The present invention is a method of recovering methane from a solid carbonaceous subterranean formation penetrated by an injection well and one or more production wells. The preferred method comprises injecting a gas that desorbs methane into the solid carbonaceous subterranean formation through the injection well. The injected gas desorbs methane and moves the desorbed methane towards areas of relatively lower pressure surrounding wellbores of a first and a second production well which are used to recover fluids to the surface. A ratio of recovered injected gas-to-methane is monitored for at least the first and the second production wells, and if this ratio is greater than desired, such as greater for one production well than the other, then the injected gas may have passed through the subterranean formation to such production well through areas with relatively higher permeability. This preferential passage may have bypassed areas of the subterranean formation that have relatively lower permeability, which contain methane. To recover these additional quantities of methane, the flow of fluids recovered from such production well is restricted, which will create a zone of relatively higher pressure in the subterranean formation adjacent the wellbore of the production well. This increase in pressure will cause the injected gas to be redirected and move towards areas of relatively lower pressure in the subterranean formation, such as adjacent the wellbore of the other production well. This redirection of the injected gas through the subterranean formation to contact additional areas, which may have lower permeability, is referred to as improving the sweep efficiency of the injected gas. The areal sweep means the area in a generally horizontal plane that is affected, and the vertical sweep means the area in a generally vertical plane that is affected.

As used herein, the term "solid carbonaceous material" means any subterranean material that contains adsorbed natural gas, usually in the form of methane. Examples of such solid carbonaceous material can be any type of coal, gas shale, or the like.

As used herein, the term "gas that desorbs methane" means an essentially pure gas or a gaseous mixture that has as a major constituent a gas that causes methane to be displaced or stripped from the coal. Examples of such a gas include CO2 and flue gas, as well as inert gases which (i) do not react with solid carbonaceous material in the subterranean formation under conditions of use (i.e., the standard meaning for "inert") and (ii) do not significantly adsorb to the solid carbonaceous material. For the purposes of the invention, inert gas is the preferred gas to be injected. Examples of such inert gases include nitrogen, helium, air and the like, and mixtures thereof. The injected gas that desorbs methane can be in the form of a liquid, such as liquid CO2 or liquid nitrogen, and is injected into the subterranean formation where it will become a gas.

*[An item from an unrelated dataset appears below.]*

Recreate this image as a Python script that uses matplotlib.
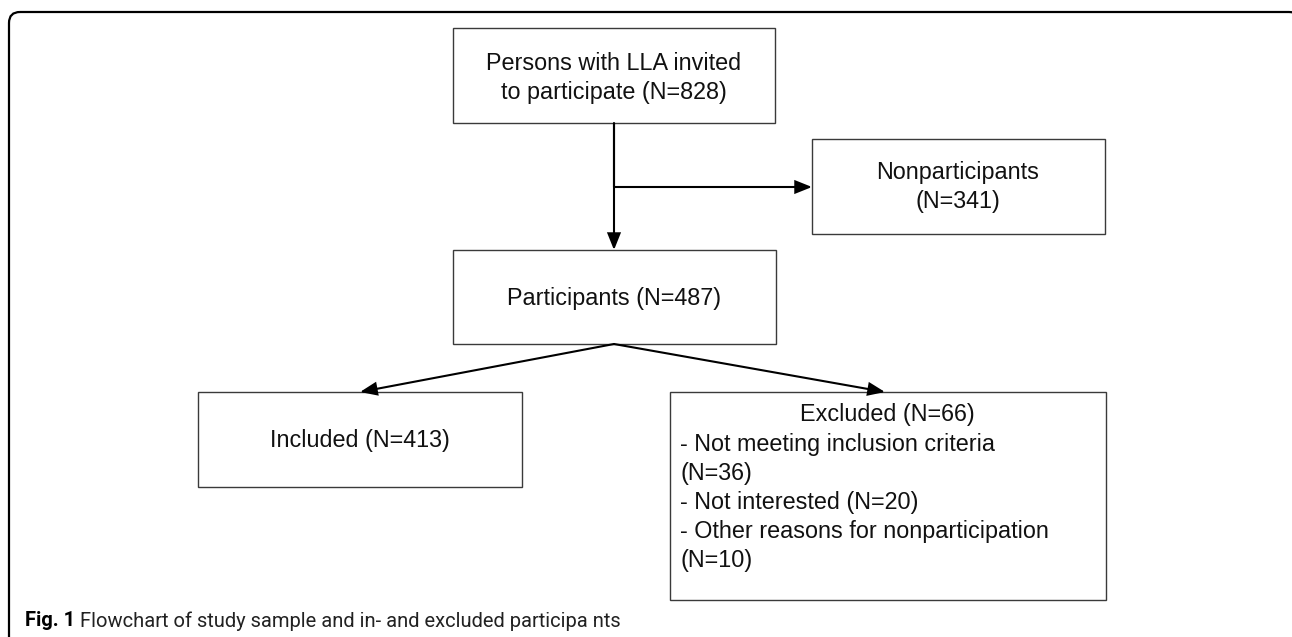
import matplotlib
matplotlib.use("Agg")
import matplotlib.pyplot as plt
from matplotlib.patches import Rectangle, FancyBboxPatch, FancyArrowPatch

# counts from the flowchart
n_invited = 828
n_nonpart = 341
n_part = 487
n_included = 413
n_excluded = 66
excl_reasons = ["Not meeting inclusion criteria", "Not interested", "Other reasons for nonparticipation"]
excl_counts = [36, 20, 10]
caption_bold = "Fig. 1"
caption_text = "Flowchart of study sample and in- and excluded participa nts"

W, H = 1292, 637
fig = plt.figure(figsize=(W / 100, H / 100), dpi=100)
ax = fig.add_axes([0, 0, 1, 1])
ax.set_xlim(0, W)
ax.set_ylim(H, 0)
ax.axis("off")

font = "Liberation Sans"
fs = 16.8
edge = "#3a3a3a"

# outer rounded frame (runs off the right and bottom edges)
ax.add_patch(FancyBboxPatch((9, 12), W - 1, H + 20, boxstyle="round,pad=0,rounding_size=11",
                            fill=False, ec="black", lw=1.6, clip_on=True))

# boxes: x0, y0, x1, y1 (pixels)
boxes = {
    "invited": (453, 28, 775, 123),
    "nonpart": (812, 139, 1105, 234),
    "part": (453, 250, 776, 344),
    "incl": (198, 392, 522, 487),
    "excl": (670, 392, 1106, 600),
}
for x0, y0, x1, y1 in boxes.values():
    ax.add_patch(Rectangle((x0, y0), x1 - x0, y1 - y0, fill=False, ec=edge, lw=1.0))


def txt(x, y, s, ha="center"):
    ax.text(x, y, s, ha=ha, va="center", fontsize=fs, family=font, color="#111111")


lh = 28.5
txt(614, 64, "Persons with LLA invited")
txt(614, 64 + lh, "to participate (N=%d)" % n_invited)
txt(958, 173, "Nonparticipants")
txt(958, 173 + lh, "(N=%d)" % n_nonpart)
txt(614, 298, "Participants (N=%d)" % n_part)
txt(360, 440, "Included (N=%d)" % n_included)
txt(887, 415, "Excluded (N=%d)" % n_excluded)

# exclusion reasons, wrapped like in the original
excl_lines = []
for r, c in zip(excl_reasons, excl_counts):
    line = "- %s (N=%d)" % (r, c)
    if len(line) > 30:
        excl_lines += ["- " + r, "(N=%d)" % c]
    else:
        excl_lines.append(line)
for i, line in enumerate(excl_lines):
    txt(680, 444 + i * 29.2, line, ha="left")


def arrow(p, q):
    ax.add_patch(FancyArrowPatch(p, q, arrowstyle="-|>,head_length=0.5,head_width=0.2",
                                 mutation_scale=20, shrinkA=0, shrinkB=0, lw=1.5,
                                 color="black", joinstyle="miter"))


ax.plot([614, 614], [123, 187], color="black", lw=1.5, solid_capstyle="butt")
arrow((614, 123), (614, 250))
arrow((614, 187), (812, 187))
arrow((614, 344), (360, 392))
arrow((614, 344), (885, 392))

# caption
cap_font = ["Roboto", "DejaVu Sans"]
t = ax.text(25, 621, caption_bold, ha="left", va="center", fontsize=14.5,
            family=cap_font, weight="bold")
fig.canvas.draw()
bb = t.get_window_extent()
ax.text(25 + bb.width + 5, 621, caption_text, ha="left", va="center", fontsize=14.5,
        family=cap_font, color="#222222")

fig.savefig("out.png", dpi=100)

Essentially pure nitrogen is most preferred as the injected gas because of its relatively low adsorption capability to solid carbonaceous material, its current wide commercial availability, and relatively low cost. Ideally, the gas with the lowest adsorption capability is the most preferred, such as helium; however, the relatively high cost of field injection quantities of helium as compared to CO2 or nitrogen can preclude its use as the major gas constituent throughout the life of the methane recovery project.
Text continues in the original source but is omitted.